◆ Required task: Transcribe all of the material below word for word and leave out its pictures.

— BEGIN —

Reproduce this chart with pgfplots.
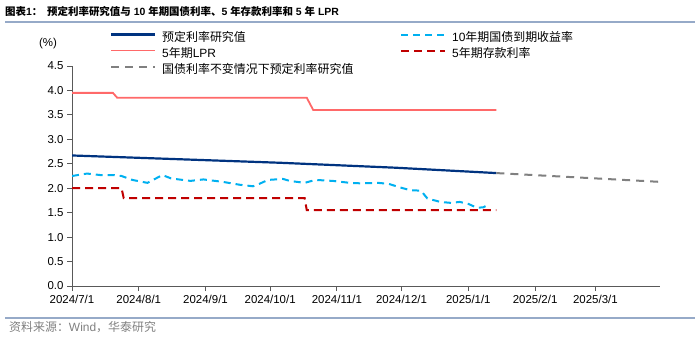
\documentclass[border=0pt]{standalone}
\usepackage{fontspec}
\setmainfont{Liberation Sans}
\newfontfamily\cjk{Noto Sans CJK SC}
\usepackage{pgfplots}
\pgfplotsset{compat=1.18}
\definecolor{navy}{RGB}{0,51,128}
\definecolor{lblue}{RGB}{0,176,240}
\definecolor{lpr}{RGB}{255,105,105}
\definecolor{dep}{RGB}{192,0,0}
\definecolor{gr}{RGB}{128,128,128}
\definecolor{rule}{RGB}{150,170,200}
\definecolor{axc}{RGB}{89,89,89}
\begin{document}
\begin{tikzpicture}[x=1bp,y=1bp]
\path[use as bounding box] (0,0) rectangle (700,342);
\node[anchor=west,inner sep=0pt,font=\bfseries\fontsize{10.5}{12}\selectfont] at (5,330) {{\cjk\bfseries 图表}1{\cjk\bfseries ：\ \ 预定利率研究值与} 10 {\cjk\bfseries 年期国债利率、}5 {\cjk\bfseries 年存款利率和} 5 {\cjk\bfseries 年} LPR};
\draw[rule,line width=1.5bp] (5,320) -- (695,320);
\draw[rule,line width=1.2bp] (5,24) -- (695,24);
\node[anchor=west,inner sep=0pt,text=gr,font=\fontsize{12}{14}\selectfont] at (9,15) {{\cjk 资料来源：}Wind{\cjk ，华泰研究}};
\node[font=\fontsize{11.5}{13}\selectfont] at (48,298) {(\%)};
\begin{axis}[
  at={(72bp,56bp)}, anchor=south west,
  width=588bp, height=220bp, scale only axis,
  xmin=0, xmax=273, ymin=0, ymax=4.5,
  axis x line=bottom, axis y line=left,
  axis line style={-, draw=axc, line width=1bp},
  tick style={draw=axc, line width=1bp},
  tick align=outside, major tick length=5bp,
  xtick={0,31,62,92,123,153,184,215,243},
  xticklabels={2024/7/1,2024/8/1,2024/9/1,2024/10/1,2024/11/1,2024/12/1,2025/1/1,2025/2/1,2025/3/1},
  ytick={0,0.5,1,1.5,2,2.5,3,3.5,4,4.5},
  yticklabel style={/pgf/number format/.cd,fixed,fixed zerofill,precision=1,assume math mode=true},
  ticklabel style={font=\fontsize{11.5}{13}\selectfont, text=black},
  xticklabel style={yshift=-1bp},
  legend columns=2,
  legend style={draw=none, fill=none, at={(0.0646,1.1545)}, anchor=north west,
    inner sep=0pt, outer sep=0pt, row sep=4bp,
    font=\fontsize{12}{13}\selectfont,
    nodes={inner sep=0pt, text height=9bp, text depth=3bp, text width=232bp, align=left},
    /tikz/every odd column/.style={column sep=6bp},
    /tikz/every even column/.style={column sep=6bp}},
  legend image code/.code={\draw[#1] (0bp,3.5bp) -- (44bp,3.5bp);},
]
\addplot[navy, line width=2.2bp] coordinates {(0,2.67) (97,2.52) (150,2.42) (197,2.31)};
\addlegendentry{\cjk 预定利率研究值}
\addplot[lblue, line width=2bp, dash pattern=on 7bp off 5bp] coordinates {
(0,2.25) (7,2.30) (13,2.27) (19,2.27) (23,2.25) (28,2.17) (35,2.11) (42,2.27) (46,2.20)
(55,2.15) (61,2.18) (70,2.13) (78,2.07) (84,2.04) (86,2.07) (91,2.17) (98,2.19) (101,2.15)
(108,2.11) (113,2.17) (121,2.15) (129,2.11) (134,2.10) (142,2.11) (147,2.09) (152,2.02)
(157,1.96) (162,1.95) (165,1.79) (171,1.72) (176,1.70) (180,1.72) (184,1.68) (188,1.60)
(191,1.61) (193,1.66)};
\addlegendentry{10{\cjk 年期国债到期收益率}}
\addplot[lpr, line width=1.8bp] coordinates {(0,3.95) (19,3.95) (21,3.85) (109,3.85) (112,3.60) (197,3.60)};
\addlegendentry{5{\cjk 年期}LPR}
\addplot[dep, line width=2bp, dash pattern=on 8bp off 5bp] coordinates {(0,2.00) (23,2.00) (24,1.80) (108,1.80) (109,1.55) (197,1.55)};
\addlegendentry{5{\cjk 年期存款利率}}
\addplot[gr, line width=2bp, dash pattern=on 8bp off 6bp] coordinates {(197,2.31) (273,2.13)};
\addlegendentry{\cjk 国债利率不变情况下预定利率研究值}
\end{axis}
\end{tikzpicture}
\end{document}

— END —

◆ Result for this task:
Reproduce this chart with pgfplots.
\documentclass[border=0pt]{standalone}
\usepackage{fontspec}
\setmainfont{Liberation Sans}
\newfontfamily\cjk{Noto Sans CJK SC}
\usepackage{pgfplots}
\pgfplotsset{compat=1.18}
\definecolor{navy}{RGB}{0,51,128}
\definecolor{lblue}{RGB}{0,176,240}
\definecolor{lpr}{RGB}{255,105,105}
\definecolor{dep}{RGB}{192,0,0}
\definecolor{gr}{RGB}{128,128,128}
\definecolor{rule}{RGB}{150,170,200}
\definecolor{axc}{RGB}{89,89,89}
\begin{document}
\begin{tikzpicture}[x=1bp,y=1bp]
\path[use as bounding box] (0,0) rectangle (700,342);
\node[anchor=west,inner sep=0pt,font=\bfseries\fontsize{10.5}{12}\selectfont] at (5,330) {{\cjk\bfseries 图表}1{\cjk\bfseries ：\ \ 预定利率研究值与} 10 {\cjk\bfseries 年期国债利率、}5 {\cjk\bfseries 年存款利率和} 5 {\cjk\bfseries 年} LPR};
\draw[rule,line width=1.5bp] (5,320) -- (695,320);
\draw[rule,line width=1.2bp] (5,24) -- (695,24);
\node[anchor=west,inner sep=0pt,text=gr,font=\fontsize{12}{14}\selectfont] at (9,15) {{\cjk 资料来源：}Wind{\cjk ，华泰研究}};
\node[font=\fontsize{11.5}{13}\selectfont] at (48,298) {(\%)};
\begin{axis}[
  at={(72bp,56bp)}, anchor=south west,
  width=588bp, height=220bp, scale only axis,
  xmin=0, xmax=273, ymin=0, ymax=4.5,
  axis x line=bottom, axis y line=left,
  axis line style={-, draw=axc, line width=1bp},
  tick style={draw=axc, line width=1bp},
  tick align=outside, major tick length=5bp,
  xtick={0,31,62,92,123,153,184,215,243},
  xticklabels={2024/7/1,2024/8/1,2024/9/1,2024/10/1,2024/11/1,2024/12/1,2025/1/1,2025/2/1,2025/3/1},
  ytick={0,0.5,1,1.5,2,2.5,3,3.5,4,4.5},
  yticklabel style={/pgf/number format/.cd,fixed,fixed zerofill,precision=1,assume math mode=true},
  ticklabel style={font=\fontsize{11.5}{13}\selectfont, text=black},
  xticklabel style={yshift=-1bp},
  legend columns=2,
  legend style={draw=none, fill=none, at={(0.0646,1.1545)}, anchor=north west,
    inner sep=0pt, outer sep=0pt, row sep=4bp,
    font=\fontsize{12}{13}\selectfont,
    nodes={inner sep=0pt, text height=9bp, text depth=3bp, text width=232bp, align=left},
    /tikz/every odd column/.style={column sep=6bp},
    /tikz/every even column/.style={column sep=6bp}},
  legend image code/.code={\draw[#1] (0bp,3.5bp) -- (44bp,3.5bp);},
]
\addplot[navy, line width=2.2bp] coordinates {(0,2.67) (97,2.52) (150,2.42) (197,2.31)};
\addlegendentry{\cjk 预定利率研究值}
\addplot[lblue, line width=2bp, dash pattern=on 7bp off 5bp] coordinates {
(0,2.25) (7,2.30) (13,2.27) (19,2.27) (23,2.25) (28,2.17) (35,2.11) (42,2.27) (46,2.20)
(55,2.15) (61,2.18) (70,2.13) (78,2.07) (84,2.04) (86,2.07) (91,2.17) (98,2.19) (101,2.15)
(108,2.11) (113,2.17) (121,2.15) (129,2.11) (134,2.10) (142,2.11) (147,2.09) (152,2.02)
(157,1.96) (162,1.95) (165,1.79) (171,1.72) (176,1.70) (180,1.72) (184,1.68) (188,1.60)
(191,1.61) (193,1.66)};
\addlegendentry{10{\cjk 年期国债到期收益率}}
\addplot[lpr, line width=1.8bp] coordinates {(0,3.95) (19,3.95) (21,3.85) (109,3.85) (112,3.60) (197,3.60)};
\addlegendentry{5{\cjk 年期}LPR}
\addplot[dep, line width=2bp, dash pattern=on 8bp off 5bp] coordinates {(0,2.00) (23,2.00) (24,1.80) (108,1.80) (109,1.55) (197,1.55)};
\addlegendentry{5{\cjk 年期存款利率}}
\addplot[gr, line width=2bp, dash pattern=on 8bp off 6bp] coordinates {(197,2.31) (273,2.13)};
\addlegendentry{\cjk 国债利率不变情况下预定利率研究值}
\end{axis}
\end{tikzpicture}
\end{document}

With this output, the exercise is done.